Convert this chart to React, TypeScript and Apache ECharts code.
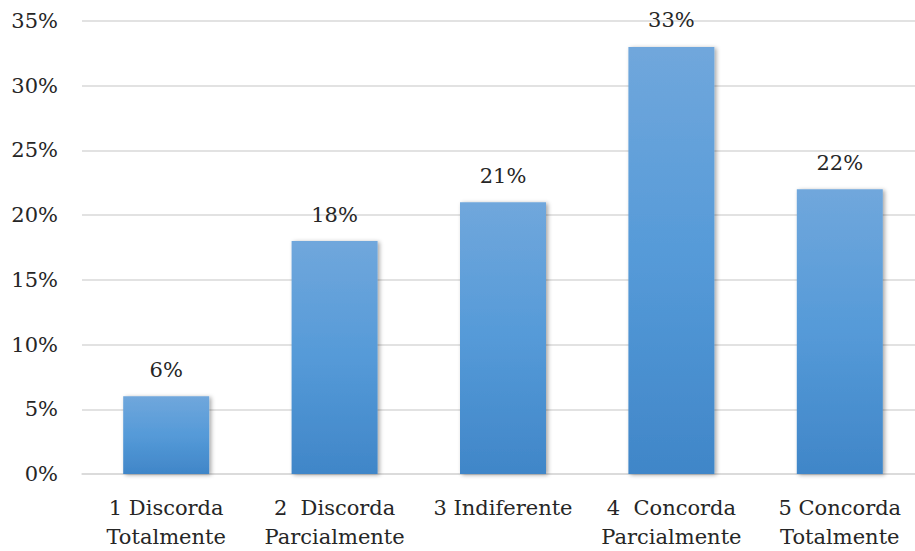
import React, { useEffect, useRef } from "react";
import * as echarts from "echarts";

const categories: string[] = [
  "1 Discorda\nTotalmente",
  "2  Discorda\nParcialmente",
  "3 Indiferente",
  "4  Concorda\nParcialmente",
  "5 Concorda\nTotalmente",
];
const percentages: number[] = [6, 18, 21, 33, 22];
const yTicks: number[] = [0, 5, 10, 15, 20, 25, 30, 35];

const FONT = "DejaVu Serif";
const TEXT = "#262626";

export default function App() {
  const ref = useRef<HTMLDivElement>(null);

  useEffect(() => {
    if (!ref.current) return;
    const chart = echarts.init(ref.current, undefined, { renderer: "svg" });
    chart.setOption({
      animation: false,
      backgroundColor: "#ffffff",
      textStyle: { fontFamily: FONT },
      grid: {
        left: 82,
        top: 21,
        width: 842,
        height: 453,
        outerBoundsMode: "none",
        containLabel: false,
      },
      xAxis: {
        type: "category",
        data: categories,
        axisTick: { show: false },
        axisLine: { lineStyle: { color: "#d9d9d9", width: 1.5 } },
        axisLabel: {
          color: TEXT,
          fontFamily: FONT,
          fontSize: 21,
          lineHeight: 29,
          margin: 19,
          interval: 0,
        },
      },
      yAxis: {
        type: "value",
        min: yTicks[0],
        max: yTicks[yTicks.length - 1],
        interval: 5,
        axisLine: { show: false },
        axisTick: { show: false },
        splitLine: { lineStyle: { color: "#d9d9d9", width: 1.5 } },
        axisLabel: {
          color: TEXT,
          fontFamily: FONT,
          fontSize: 21,
          margin: 24,
          formatter: (v: number) => `${v}%`,
        },
      },
      series: [
        {
          type: "bar",
          data: percentages,
          barWidth: 86,
          itemStyle: {
            color: new echarts.graphic.LinearGradient(0, 0, 0, 1, [
              { offset: 0, color: "#70a7dc" },
              { offset: 0.5, color: "#559ad8" },
              { offset: 1, color: "#4086c8" },
            ]),
            shadowColor: "rgba(0,0,0,0.35)",
            shadowBlur: 4,
            shadowOffsetX: 2,
            shadowOffsetY: 1,
          },
          label: {
            show: true,
            position: "top",
            distance: 16,
            color: TEXT,
            fontFamily: FONT,
            fontSize: 21,
            formatter: (p: { value: number }) => `${p.value}%`,
          },
        },
      ],
    });
    return () => chart.dispose();
  }, []);

  return (
    <div
      ref={ref}
      style={{ position: "fixed", left: 0, top: 0, width: 915, height: 551 }}
    />
  );
}
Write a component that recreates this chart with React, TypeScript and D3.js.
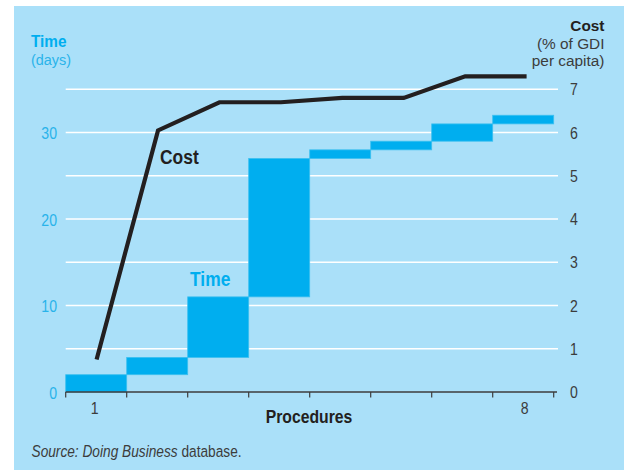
import React from "react";
import * as d3 from "d3";

const procedures = [1, 2, 3, 4, 5, 6, 7, 8];
const timeStart = [0, 2, 4, 11, 27, 28, 29, 31];
const timeEnd = [2, 4, 11, 27, 28, 29, 31, 32];
const costValues = [0.75, 6.05, 6.7, 6.7, 6.8, 6.8, 7.3, 7.3];
const leftTicks = [0, 10, 20, 30];
const rightTicks = [0, 1, 2, 3, 4, 5, 6, 7];
const xTickLabels = ["1", "", "", "", "", "", "", "8"];

const W = 624;
const H = 470;
const BG = "#aae0f9";
const BLUE = "#00aeef";
const DARK = "#231f20";
const GREY = "#3c3c3c";
const FONT = "'Liberation Sans', Arial, sans-serif";

type TProps = {
  x: number;
  y: number;
  size: number;
  sx?: number;
  anchor?: "start" | "middle" | "end";
  bold?: boolean;
  fill: string;
  children: React.ReactNode;
};

function T({ x, y, size, sx = 0.83, anchor = "start", bold = false, fill, children }: TProps) {
  return (
    <text
      transform={`translate(${x},${y}) scale(${sx},1)`}
      x={0}
      y={0}
      textAnchor={anchor}
      fontSize={size}
      fontWeight={bold ? "bold" : "normal"}
      fill={fill}
    >
      {children}
    </text>
  );
}

export default function App() {
  const x = d3.scaleBand<number>().domain(procedures).range([65.7, 553.7]).padding(0);
  const xp = d3.scalePoint<number>().domain(procedures).range([96.6, 526.6]);
  const yT = d3.scaleLinear().domain([0, 35]).range([392, 89.3]);
  const yC = d3.scaleLinear().domain([0, 7]).range([392, 89.3]);
  const line = d3
    .line<number>()
    .x((_, i) => xp(procedures[i]) as number)
    .y((d) => yC(d));
  const boundaries = d3.range(procedures.length + 1).map((i) => 65.7 + i * x.bandwidth());

  return (
    <svg width={W} height={H} style={{ position: "absolute", left: 0, top: 0 }} fontFamily={FONT}>
      <rect x={0} y={0} width={W} height={H} fill="#fff" />
      <rect x={14} y={6} width={W - 14} height={H - 6} fill={BG} />
      {/* gridlines */}
      {rightTicks.slice(1).map((t) => (
        <line key={t} x1={65.7} x2={558} y1={yC(t)} y2={yC(t)} stroke="#fff" strokeWidth={1.6} />
      ))}
      {/* bars */}
      {procedures.map((p, i) => (
        <rect
          key={p}
          x={x(p)}
          width={x.bandwidth()}
          y={yT(timeEnd[i])}
          height={yT(timeStart[i]) - yT(timeEnd[i])}
          fill={BLUE}
          stroke="#3cc0f0"
          strokeWidth={0.8}
        />
      ))}
      {/* x axis */}
      <line x1={65.7} x2={557} y1={392} y2={392} stroke={GREY} strokeWidth={1.5} />
      {boundaries.map((b, i) => (
        <line key={i} x1={b} x2={b} y1={392} y2={397.5} stroke={GREY} strokeWidth={1.2} />
      ))}
      {procedures.map((p, i) =>
        xTickLabels[i] ? (
          <T key={p} x={(xp(p) as number) - 2} y={414} size={17} anchor="middle" fill={GREY}>
            {xTickLabels[i]}
          </T>
        ) : null
      )}
      <T x={309} y={423} size={19} anchor="middle" bold fill={DARK}>
        Procedures
      </T>
      {/* left ticks */}
      {leftTicks.map((t) => (
        <T key={t} x={57} y={yT(t) + 6.5} size={17} anchor="end" fill="#29b3ea">
          {t}
        </T>
      ))}
      {/* right ticks */}
      {rightTicks.map((t) => (
        <T key={t} x={570} y={yC(t) + 6} size={17} fill={GREY}>
          {t}
        </T>
      ))}
      {/* cost line */}
      <path d={line(costValues) as string} fill="none" stroke={DARK} strokeWidth={4.2} strokeLinejoin="miter" />
      {/* in-plot labels */}
      <T x={160} y={163.5} size={21} bold fill={DARK}>Cost</T>
      <T x={190} y={286} size={21} bold fill={BLUE}>Time</T>
      {/* headers */}
      <T x={31} y={47} size={16.5} sx={0.93} bold fill={BLUE}>Time</T>
      <T x={31} y={65} size={15.5} sx={0.93} fill="#29b3ea">(days)</T>
      <T x={604.5} y={31} size={15.4} sx={1} anchor="end" bold fill={DARK}>Cost</T>
      <T x={604.5} y={49} size={15.4} sx={1} anchor="end" fill={GREY}>(% of GDI</T>
      <T x={604.5} y={66} size={15.4} sx={1} anchor="end" fill={GREY}>per capita)</T>
      {/* source */}
      <text transform={`translate(31.5,457) scale(0.83,1)`} fontSize={16.5} fill={GREY}>
        <tspan fontStyle="italic">Source: Doing Business</tspan>
        <tspan> database.</tspan>
      </text>
    </svg>
  );
}
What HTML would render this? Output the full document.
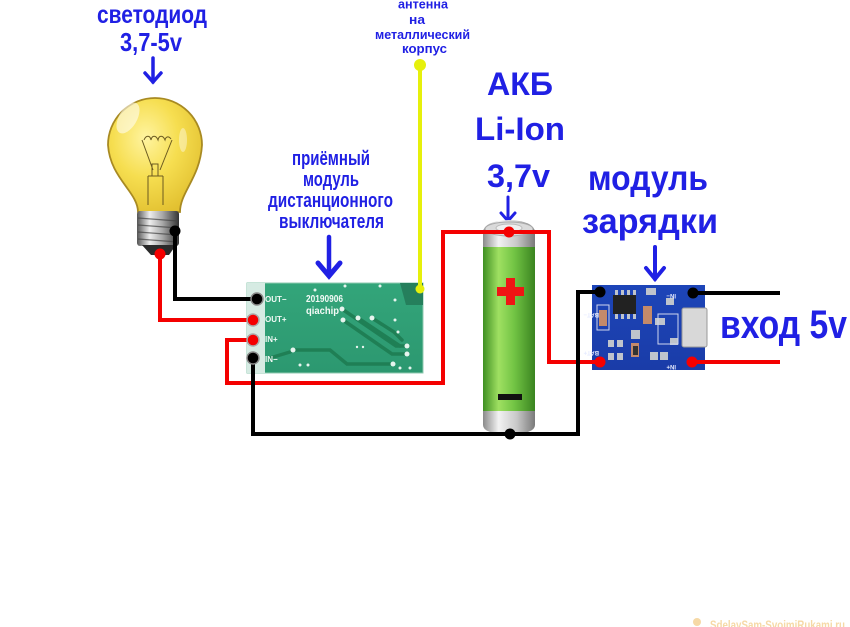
<!DOCTYPE html>
<html><head><meta charset="utf-8">
<style>
html,body{margin:0;padding:0;background:#fff;}
svg{display:block;}
text{font-family:"Liberation Sans","Noto Sans CJK SC",sans-serif;font-weight:bold;}
</style></head>
<body>
<svg width="850" height="627" viewBox="0 0 850 627" xmlns="http://www.w3.org/2000/svg">
<defs>
  <radialGradient id="glass" cx="0.4" cy="0.35" r="0.7">
    <stop offset="0" stop-color="#fff4a0"/>
    <stop offset="0.5" stop-color="#f6de50"/>
    <stop offset="1" stop-color="#e2c030"/>
  </radialGradient>
  <linearGradient id="screw" x1="0" y1="0" x2="1" y2="0">
    <stop offset="0" stop-color="#555"/>
    <stop offset="0.3" stop-color="#eee"/>
    <stop offset="0.6" stop-color="#aaa"/>
    <stop offset="1" stop-color="#333"/>
  </linearGradient>
  <linearGradient id="green" x1="0" y1="0" x2="1" y2="0">
    <stop offset="0" stop-color="#3f8f22"/>
    <stop offset="0.3" stop-color="#9fe062"/>
    <stop offset="0.6" stop-color="#72c444"/>
    <stop offset="1" stop-color="#3a8420"/>
  </linearGradient>
  <linearGradient id="silver" x1="0" y1="0" x2="1" y2="0">
    <stop offset="0" stop-color="#8a8a8a"/>
    <stop offset="0.3" stop-color="#f2f2f2"/>
    <stop offset="0.65" stop-color="#c8c8c8"/>
    <stop offset="1" stop-color="#7a7a7a"/>
  </linearGradient>
  <linearGradient id="pcbg" x1="0" y1="0" x2="0" y2="1">
    <stop offset="0" stop-color="#33a57a"/>
    <stop offset="1" stop-color="#2c9870"/>
  </linearGradient>
  <linearGradient id="pcbb" x1="0" y1="0" x2="0" y2="1">
    <stop offset="0" stop-color="#1d45b8"/>
    <stop offset="1" stop-color="#1a3ca8"/>
  </linearGradient>
</defs>

<!-- ===== Texts ===== -->
<g fill="#2020e4">
  <text x="97" y="23" font-size="25" textLength="110" lengthAdjust="spacingAndGlyphs">светодиод</text>
  <text x="120" y="51" font-size="26" textLength="62" lengthAdjust="spacingAndGlyphs">3,7-5v</text>

  <text x="398" y="8.5" font-size="13" textLength="50" lengthAdjust="spacingAndGlyphs">антенна</text>
  <text x="409" y="24" font-size="13" textLength="16" lengthAdjust="spacingAndGlyphs">на</text>
  <text x="375" y="39" font-size="13" textLength="95" lengthAdjust="spacingAndGlyphs">металлический</text>
  <text x="402" y="53" font-size="13" textLength="45" lengthAdjust="spacingAndGlyphs">корпус</text>

  <text x="292" y="165" font-size="20" textLength="78" lengthAdjust="spacingAndGlyphs">приёмный</text>
  <text x="303" y="186" font-size="20" textLength="56" lengthAdjust="spacingAndGlyphs">модуль</text>
  <text x="268" y="207" font-size="20" textLength="125" lengthAdjust="spacingAndGlyphs">дистанционного</text>
  <text x="279" y="228" font-size="20" textLength="105" lengthAdjust="spacingAndGlyphs">выключателя</text>

  <text x="487" y="95" font-size="32" textLength="66" lengthAdjust="spacingAndGlyphs">АКБ</text>
  <text x="475" y="140" font-size="32" textLength="90" lengthAdjust="spacingAndGlyphs">Li-Ion</text>
  <text x="487" y="187" font-size="32" textLength="63" lengthAdjust="spacingAndGlyphs">3,7v</text>

  <text x="588" y="190" font-size="35" textLength="120" lengthAdjust="spacingAndGlyphs">модуль</text>
  <text x="582" y="233" font-size="35" textLength="136" lengthAdjust="spacingAndGlyphs">зарядки</text>

  <text x="720" y="338" font-size="40" textLength="127" lengthAdjust="spacingAndGlyphs">вход 5v</text>
</g>

<!-- ===== Arrows ===== -->
<g stroke="#2020e4" fill="none" stroke-linecap="round" stroke-linejoin="miter">
  <path d="M153 58 V82" stroke-width="3.5"/>
  <path d="M145 73 L153 82 L161 73" stroke-width="3.5"/>
  <path d="M329 237 V276" stroke-width="4.5"/>
  <path d="M318 263 L329 276 L340 263" stroke-width="5"/>
  <path d="M508 197 V221" stroke-width="3"/>
  <path d="M501 213 L508 221 L515 213" stroke-width="3"/>
  <path d="M655 247 V279" stroke-width="4"/>
  <path d="M646 268 L655 279 L664 268" stroke-width="4"/>
</g>

<!-- ===== Lamp ===== -->
<g>
  <path d="M138 212 C138 192 110 178 108 145 A47 47 0 1 1 202 145 C200 178 180 192 180 212 Z" fill="url(#glass)" stroke="#a88a22" stroke-width="1.8"/>
  <ellipse cx="128" cy="118" rx="9" ry="17" transform="rotate(30 128 118)" fill="#fff" opacity="0.55"/>
  <ellipse cx="183" cy="140" rx="4" ry="12" fill="#fff" opacity="0.4"/>
  <!-- filament -->
  <g stroke="#6b5a20" stroke-width="1" fill="none">
    <path d="M144 140 c2-5 6-5 7 0 c1-5 5-5 7 0 c1-5 5-5 7 0 c1-4 4-4 6 -1"/>
    <path d="M142 140 L153 170"/>
    <path d="M172 140 L160 170"/>
    <rect x="152" y="164" width="6" height="12"/>
    <path d="M148 176 L148 205 M163 176 L163 205 M148 176 L163 176"/>
  </g>
  <!-- base -->
  <rect x="137" y="211" width="42" height="35" rx="3" fill="url(#screw)"/>
  <g stroke="#444" stroke-width="1.3" opacity="0.7">
    <path d="M138 218 L178 221"/>
    <path d="M138 225 L178 228"/>
    <path d="M138 232 L178 235"/>
    <path d="M138 239 L178 242"/>
  </g>
  <path d="M142 245 L151 255 L169 255 L176 245 Z" fill="#2a2a2a"/>
</g>

<!-- ===== Receiver module ===== -->
<g>
  <rect x="247" y="283" width="176" height="90" fill="url(#pcbg)" stroke="#8fcab0" stroke-width="1"/>
  <path d="M400 283 H423 V305 H406 Z" fill="#257f5c"/>
  <rect x="247" y="283" width="18" height="90" fill="#d6ebe3"/>
  <g stroke="#1f7f55" stroke-width="3.5" fill="none" stroke-linecap="round">
    <path d="M342 309 L396 346 L408 346"/>
    <path d="M343 320 L392 354 L407 354"/>
    <path d="M358 318 L400 346"/>
    <path d="M372 318 L394 332 L402 340"/>
    <path d="M293 350 L330 350 L347 364 L390 364"/>
    <path d="M270 358 L290 352"/>
  </g>
  <g fill="#e6f4ee">
    <circle cx="342" cy="309" r="2.5"/><circle cx="343" cy="320" r="2.5"/>
    <circle cx="358" cy="318" r="2.5"/><circle cx="372" cy="318" r="2.5"/>
    <circle cx="407" cy="346" r="2.5"/><circle cx="407" cy="354" r="2.5"/>
    <circle cx="393" cy="364" r="2.5"/><circle cx="293" cy="350" r="2.5"/>
    <circle cx="395" cy="300" r="1.5"/><circle cx="395" cy="320" r="1.5"/>
    <circle cx="398" cy="332" r="1.5"/><circle cx="380" cy="286" r="1.5"/>
    <circle cx="345" cy="286" r="1.5"/><circle cx="315" cy="290" r="1.5"/>
    <circle cx="300" cy="365" r="1.5"/><circle cx="308" cy="365" r="1.5"/>
    <circle cx="357" cy="347" r="1.2"/><circle cx="363" cy="347" r="1.2"/>
    <circle cx="400" cy="368" r="1.5"/><circle cx="410" cy="368" r="1.5"/>
  </g>
  <g fill="#f2faf6" font-size="10">
    <text x="306" y="302" textLength="37" lengthAdjust="spacingAndGlyphs">20190906</text>
    <text x="306" y="314" textLength="33" lengthAdjust="spacingAndGlyphs">qiachip</text>
  </g>
  <g fill="#f2faf6" font-size="8">
    <text x="265" y="302">OUT−</text>
    <text x="265" y="322">OUT+</text>
    <text x="265" y="342">IN+</text>
    <text x="265" y="362">IN−</text>
  </g>
</g>

<!-- ===== Charging module ===== -->
<g>
  <rect x="592" y="285" width="113" height="85" fill="url(#pcbb)"/>
  <rect x="613" y="295" width="23" height="19" fill="#222"/>
  <g fill="#bfc4cc">
    <rect x="615" y="290" width="3" height="5"/><rect x="621" y="290" width="3" height="5"/>
    <rect x="627" y="290" width="3" height="5"/><rect x="633" y="290" width="3" height="5"/>
    <rect x="615" y="314" width="3" height="5"/><rect x="621" y="314" width="3" height="5"/>
    <rect x="627" y="314" width="3" height="5"/><rect x="633" y="314" width="3" height="5"/>
    <rect x="682" y="308" width="25" height="39" rx="2" fill="#d8d8d8" stroke="#999"/>
    <rect x="646" y="288" width="10" height="7"/>
    <rect x="666" y="298" width="8" height="7"/>
    <rect x="670" y="338" width="8" height="7"/>
    <rect x="655" y="318" width="10" height="7"/>
    <rect x="650" y="352" width="8" height="8"/>
    <rect x="660" y="352" width="8" height="8"/>
  </g>
  <g fill="#c48a6a">
    <rect x="599" y="310" width="8" height="16"/>
    <rect x="643" y="306" width="9" height="18"/>
    <rect x="631" y="343" width="8" height="14"/>
  </g>
  <rect x="631" y="330" width="9" height="9" fill="#bfc4cc"/>
  <rect x="633" y="346" width="5" height="9" fill="#333"/>
  <g fill="#bfc4cc">
    <rect x="617" y="340" width="6" height="7"/><rect x="617" y="353" width="6" height="7"/>
    <rect x="608" y="340" width="6" height="7"/><rect x="608" y="353" width="6" height="7"/>
  </g>
  <g fill="none" stroke="#cfd6ee" stroke-width="1">
    <rect x="658" y="314" width="20" height="30"/>
    <rect x="597" y="305" width="12" height="25"/>
  </g>
  <g fill="#e6ebff" font-size="6">
    <text x="609" y="317" transform="rotate(180 604 315)">BAT−</text>
    <text x="609" y="355" transform="rotate(180 604 353)">BAT+</text>
    <text x="686" y="298" transform="rotate(180 681 296)">IN−</text>
    <text x="686" y="369" transform="rotate(180 681 367)">IN+</text>
  </g>
</g>

<!-- ===== Battery ===== -->
<g>
  <path d="M483 232 Q484 221 509 220 Q534 221 535 232 V250 H483 Z" fill="url(#silver)"/>
  <ellipse cx="509" cy="229" rx="24" ry="7" fill="#dadada" stroke="#aaa" stroke-width="1"/>
  <ellipse cx="509" cy="228" rx="13" ry="4" fill="#efefef" stroke="#bbb" stroke-width="1"/>
  <rect x="483" y="247" width="52" height="166" fill="url(#green)"/>
  <path d="M483 411 H535 V425 Q535 434 509 434 Q483 434 483 425 Z" fill="url(#silver)"/>
  <path d="M497 287 H524 V296 H497 Z M506 278 H515 V305 H506 Z" fill="#f01414"/>
  <rect x="498" y="394" width="24" height="6" fill="#111"/>
</g>

<!-- ===== Antenna ===== -->
<g>
  <path d="M420 65 V289" stroke="#e6f00c" stroke-width="4"/>
  <circle cx="420" cy="65" r="6" fill="#e6f00c"/>
  <circle cx="420" cy="289" r="4.5" fill="#e6f00c"/>
</g>

<!-- ===== Wires ===== -->
<g fill="none" stroke-width="4" stroke-linejoin="miter" stroke-linecap="square">
  <path d="M175 231 V299 H257" stroke="#000"/>
  <path d="M160 254 V320 H253" stroke="#f40000"/>
  <path d="M253 340 H227 V383 H443 V232 H549 V362 H600" stroke="#f40000"/>
  <path d="M253 358 V434 H578 V292 H600" stroke="#000"/>
  <path d="M693 293 H778" stroke="#000"/>
  <path d="M692 362 H778" stroke="#f40000"/>
</g>
<g>
  <circle cx="175" cy="231" r="5.5" fill="#000"/>
  <circle cx="160" cy="254" r="5.5" fill="#f40000"/>
  <circle cx="257" cy="299" r="6" fill="#000" stroke="#888" stroke-width="1.5"/>
  <circle cx="253" cy="320" r="6" fill="#f40000" stroke="#aaa" stroke-width="1.5"/>
  <circle cx="253" cy="340" r="6" fill="#f40000" stroke="#aaa" stroke-width="1.5"/>
  <circle cx="253" cy="358" r="6" fill="#000" stroke="#888" stroke-width="1.5"/>
  <circle cx="509" cy="232" r="5.5" fill="#f40000"/>
  <circle cx="510" cy="434" r="5.5" fill="#000"/>
  <circle cx="600" cy="292" r="5.5" fill="#000"/>
  <circle cx="600" cy="362" r="5.5" fill="#f40000"/>
  <circle cx="693" cy="293" r="5.5" fill="#000"/>
  <circle cx="692" cy="362" r="5.5" fill="#f40000"/>
</g>

<!-- ===== Watermark ===== -->
<g fill="#f6d9a6">
  <circle cx="697" cy="622" r="4"/>
  <text x="710" y="629" font-size="12" textLength="135" lengthAdjust="spacingAndGlyphs">SdelaySam-SvoimiRukami.ru</text>
</g>
</svg>
</body></html>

* **Problem to solve**: Reproduce only the lines from the beginning of the data through the line that contains "const ref = useRef<HTMLDivElement>(null);", both included, and please drop the pictures.

* **Solution to this task**:
Convert this chart to React, TypeScript and Apache ECharts code.
import React, { useEffect, useRef } from "react";
import * as echarts from "echarts";

const categories: string[] = [
  "1 Discorda\nTotalmente",
  "2  Discorda\nParcialmente",
  "3 Indiferente",
  "4  Concorda\nParcialmente",
  "5 Concorda\nTotalmente",
];
const percentages: number[] = [6, 18, 21, 33, 22];
const yTicks: number[] = [0, 5, 10, 15, 20, 25, 30, 35];

const FONT = "DejaVu Serif";
const TEXT = "#262626";

export default function App() {
  const ref = useRef<HTMLDivElement>(null);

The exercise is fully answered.